Bad online habits are one thing. But bad technology habits… well, that’s a whole different story. Bad online habits can leave you swimming in malware, hackers, and leaked data – none of which is fun or pleasant. But on the other hand, bad technology habits can leave you in bodily pain, unproductive, and desperate for more time – none of which is easy to come back from. Here are a few bad tech habits to be on the lookout for.
I get it. You’re bored. You’re trying to pass the time. You simply want to see how many likes you’ve gotten on that one selfie you took in the bathroom this morning. But what is this doing for your productivity? Your focus? Your time? Nothing good, I can guarantee that. So stop. Try your best to cut back and limit the number of times you check social media during the workday. If you find this task unusually difficult, there are more than a few apps that can help you minimize all those distractions.
Some of us get a lot of emails.

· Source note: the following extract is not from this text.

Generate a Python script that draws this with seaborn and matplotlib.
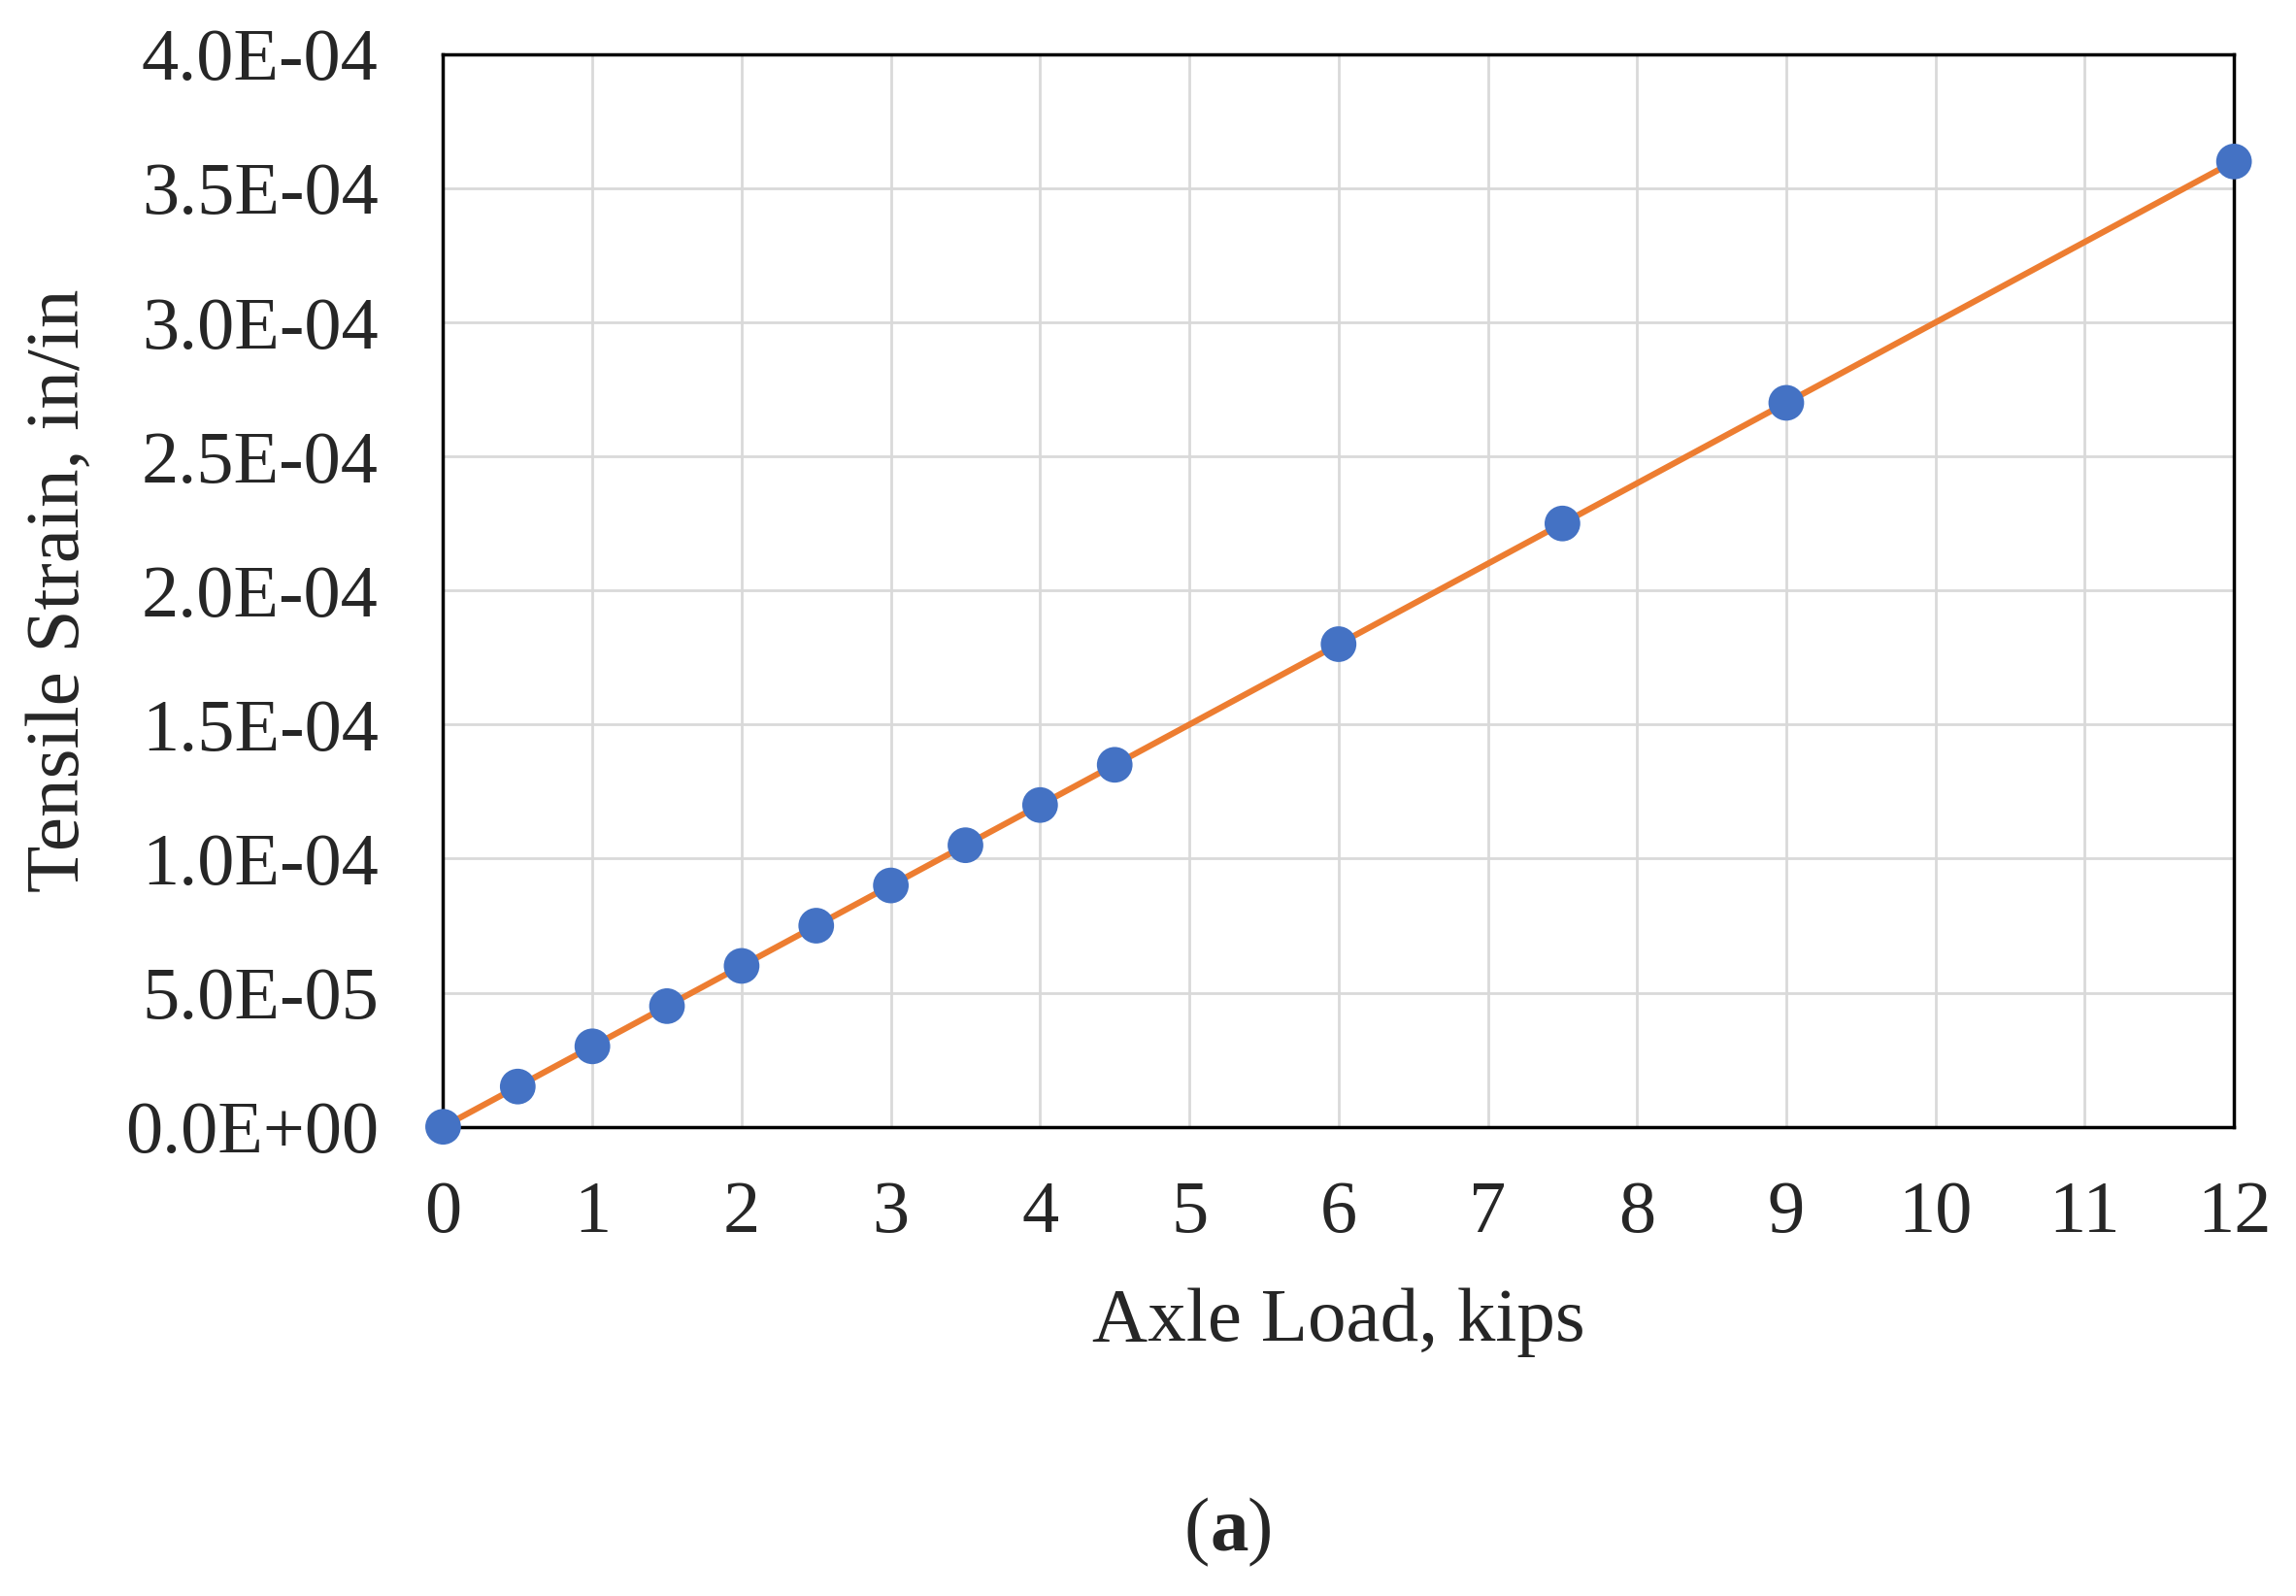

Like a lot. Like too much for one person to handle. But whether you check these emails now, five minutes from now, or an hour from now will typically not make a difference in the grand scheme of things. So do yourself a favor and hold off. Set aside 15-20 minutes every hour or so. If you can pull it off, shoot for 15 minutes every two hours. This should help you maintain focus for longer.
Do you ever find yourself sitting way too close to the computer screen? And usually you realize this when someone walks up behind you and asks if you need glasses. But then you turn around and you’re already wearing glasses. Don’t do this. Your face should be anywhere from two to three feet away from the computer screen. Sit any closer and it could damage your eyesight and land you in a world of headaches and strained eyes.
Sure, your eyes should be at least two feet away from your computer screen… but that’s not the only thing you should keep in mind. You also need to remember to rest your eyes every so often. The rule of thumb here is 20-20-20 – every 20 minutes look at something 20 feet away for 20 seconds. This can help relieve some of that strain your eyes can feel staring at a computer screen all day.
It’s 10:30 at night and you’re fading. But for some reason, that phone is still in your hand and you’re still swiping through Instagram, tweeting up a storm, or lost somewhere inside YouTube… which is no good. You see, those bright lights have been known to make it harder for people to fall asleep at night because the light messes with your melatonin levels and disrupts your sleep cycle. Therefore, if it is late at night and if you are still on your phone, then keep your screen dimly lit and if possible, switched to a warmer spectrum of color. If you have an iPhone this is simple. Just visit your Settings or swipe up from the home screen and tap on Night Shift. You can manually turn the feature on or off, or you can schedule night shift to turn on and off at a specific time every day.